The November fire at Liberty Village was not the first. In May, major blazes at this encampment and at Lamport Stadium were recorded. Officials, from the Mayor on down, never conceded the possibility that these were arson attacks against the homeless. No, they were convenient reminders that encampments were “unsafe, unhealthy and illegal”.
 
Shelter?
 
People in these encampments are homeless, they aren’t stupid. Whether charity or municipally run, shelters are brutal, unsafe environments, especially during the pandemic. Lack of privacy and dignity, violence, theft, strict times for arrival and morning departure: these are standard. 
 
Accounting just for housing costs, Vancouver has become the most expensive city in North America. Toronto is #5. As the cost of living in the city skyrockets, many of the inhabitants of our tent encampments are working at low-paying jobs. 
 
In a system that refuses either to pay a living wage or guarantee truly affordable housing, tent encampments become essential. Many homeless workers find tent cities are far better options than warehouse-style shelters, even in our brutal winter conditions. They provide a minimum of privacy and the ability to come and go according to the needs of employment, not rigid shelter rules. And they provide community, with people watching out for each other’s few belongings.
 
Much of the time the encampments are conveniently ignored, subject to minor harassment rather than major confrontation. But the City has consistently used fire safety as an excuse to violently attack them on occasion.
 
The most egregious example was the para-military assault on the large encampment in Toronto’s Alexandra Park in July. Nine people were arrested and dozens were uprooted, their possessions confiscated and destroyed. The justification was that neighbours were deprived use of the park.
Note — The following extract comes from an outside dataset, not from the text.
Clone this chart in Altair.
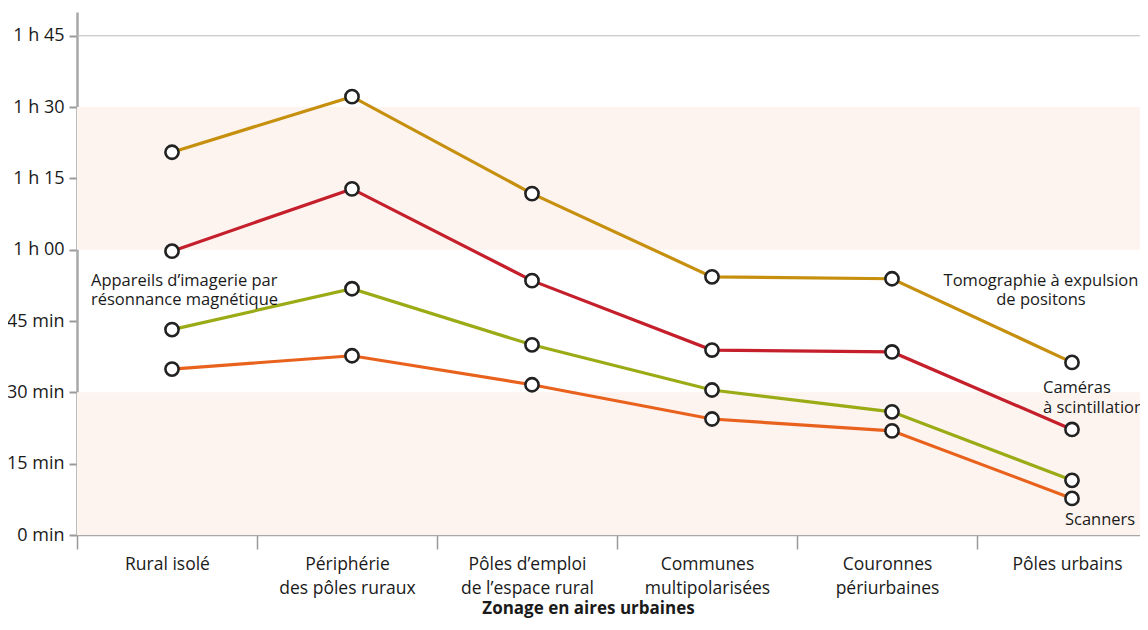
import json
import altair as alt
import pandas as pd

zones = ["Rural isolé", "Périphérie des pôles ruraux", "Pôles d’emploi de l’espace rural",
         "Communes multipolarisées", "Couronnes périurbaines", "Pôles urbains"]
zone_labels = [["Rural isolé"], ["Périphérie", "des pôles ruraux"], ["Pôles d’emploi", "de l’espace rural"],
               ["Communes", "multipolarisées"], ["Couronnes", "périurbaines"], ["Pôles urbains"]]

series = ["Tomographie à expulsion de positons", "Caméras à scintillation",
          "Appareils d’imagerie par résonnance magnétique", "Scanners"]
tep = [80.5, 92.2, 71.8, 54.3, 53.9, 36.3]
cam = [59.7, 72.8, 53.5, 38.9, 38.5, 22.2]
irm = [43.2, 51.8, 40.0, 30.5, 25.9, 11.5]
scan = [34.9, 37.7, 31.6, 24.4, 21.9, 7.7]
colors = ["#c68f0e", "#c41f2b", "#9aab16", "#e9621d"]

tick_values = [0, 15, 30, 45, 60, 75, 90, 105]
tick_labels = ["0 min", "15 min", "30 min", "45 min", "1 h 00", "1 h 15", "1 h 30", "1 h 45"]

band_lo = [0, 60]
band_hi = [30, 90]

ann_text = [["Appareils d’imagerie par", "résonnance magnétique"],
            ["Tomographie à expulsion", "de positons"],
            ["Caméras", "à scintillation"],
            ["Scanners"]]
ann_zone = ["Rural isolé", "Pôles urbains", "Pôles urbains", "Pôles urbains"]
ann_value = [53.5, 53.5, 30.9, 3.2]

rows = []
for s, vals in zip(series, [tep, cam, irm, scan]):
    for z, v in zip(zones, vals):
        rows.append({"zone": z, "value": v, "serie": s})
df = pd.DataFrame(rows)

bands = pd.DataFrame({"lo": band_lo, "hi": band_hi})
grid = pd.DataFrame({"v": [105]})
ann = pd.DataFrame({"zone": ann_zone, "value": ann_value, "text": ann_text})

xlab = json.dumps({z: l for z, l in zip(zones, zone_labels)}, ensure_ascii=False)
ylab = json.dumps({str(v): l for v, l in zip(tick_values, tick_labels)}, ensure_ascii=False)

W = 1080
xscale = alt.Scale(type="band", domain=zones, paddingInner=0, paddingOuter=0)
yscale = alt.Scale(domain=[0, 110], nice=False, zero=True)

xaxis = alt.Axis(
    title="Zonage en aires urbaines", titleFontWeight="bold", titleFontSize=17,
    titleX=511, titleY=65, titleAnchor="middle", titleBaseline="top", titleColor="#1a1a1a",
    labelExpr=f"{xlab}[datum.value]", labelAngle=0, labelFontSize=17.5, labelColor="#1a1a1a",
    labelLineHeight=24, labelPadding=6, labelBaseline="top",
    tickBand="extent", tickSize=14, tickColor="#9a9a9a", tickWidth=1.5,
    domainColor="#a8a8a8", domainWidth=1.5, grid=False,
)
yaxis = alt.Axis(
    title=None, values=tick_values, labelExpr=f"{ylab}[datum.value]",
    labelFontSize=18, labelColor="#1a1a1a", labelPadding=5,
    tickSize=8, tickColor="#9a9a9a", tickWidth=2,
    domainColor="#a8a8a8", domainWidth=2.5, grid=False,
)

band_layer = alt.Chart(bands).mark_rect(color="#fdf4ef").encode(
    x=alt.value(0), x2=alt.value(W),
    y=alt.Y("lo:Q", scale=yscale, axis=yaxis), y2="hi:Q",
)
grid_layer = alt.Chart(grid).mark_rule(color="#bdbdbd", strokeWidth=1).encode(
    x=alt.value(0), x2=alt.value(W), y=alt.Y("v:Q", scale=yscale),
)

color = alt.Color("serie:N", scale=alt.Scale(domain=series, range=colors), legend=None)

lines = alt.Chart(df).mark_line(strokeWidth=3.2, xOffset=5).encode(
    x=alt.X("zone:N", scale=xscale, axis=xaxis, sort=zones),
    y=alt.Y("value:Q", scale=yscale),
    color=color,
    detail="serie:N",
)
points = alt.Chart(df).mark_point(shape="circle", size=175, filled=False, fill="white",
                                  fillOpacity=1, stroke="#222222", strokeWidth=2.6,
                                  opacity=1, xOffset=5).encode(
    x=alt.X("zone:N", scale=xscale, sort=zones),
    y=alt.Y("value:Q", scale=yscale),
)

base_txt = dict(font="Open Sans", fontSize=16.5, color="#1a1a1a", lineHeight=19.5, baseline="middle")
t_irm = alt.Chart(ann.iloc[[0]]).mark_text(align="left", dx=-76, **base_txt).encode(
    x=alt.X("zone:N", scale=xscale), y=alt.Y("value:Q", scale=yscale), text="text")
t_tep = alt.Chart(ann.iloc[[1]]).mark_text(align="center", dx=-26, **base_txt).encode(
    x=alt.X("zone:N", scale=xscale), y=alt.Y("value:Q", scale=yscale), text="text")
t_cam = alt.Chart(ann.iloc[[2]]).mark_text(align="left", dx=-24, **base_txt).encode(
    x=alt.X("zone:N", scale=xscale), y=alt.Y("value:Q", scale=yscale), text="text")
t_scan = alt.Chart(ann.iloc[[3]]).mark_text(align="left", dx=-2, **base_txt).encode(
    x=alt.X("zone:N", scale=xscale), y=alt.Y("value:Q", scale=yscale), text="text")

chart = alt.layer(band_layer, grid_layer, lines, points, t_irm, t_tep, t_cam, t_scan).properties(
    width=W, height=523,
    padding={"left": 69, "top": 4, "right": -17, "bottom": 87},
    autosize=alt.AutoSizeParams(type="none"),
).configure(font="Open Sans").configure_view(stroke=None)

chart.save("out.html", embed_options={"renderer": "svg", "actions": False})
But the day after the clearance the park was fenced off – it had been rented to movie company as a location for filming.
 
Street pastor Doug Johnson Hatlem scoffed at the idea that the City is concerned about safety: “It’s overriding concern is to disappear these encampments, to make them invisible, to make homelessness an invisible issue. If it was about safety, their actions would be much, much different.”
 
One last issue: arsonists like Belanger and Laszio deliberately targeted the homeless. One’s motive was greed, and perhaps a scoop of racism on the side. The other’s motive is unclear. My question is: do they feel their violence against the vulnerable is justifiable when they witness the use of police force and violence used to clear encampments?
 
Whatever the answer, as I write there has been a major fire at a Hamilton encampment. It is not being investigated for arson. Police have used it as an excuse to disperse the homeless. To make them invisible.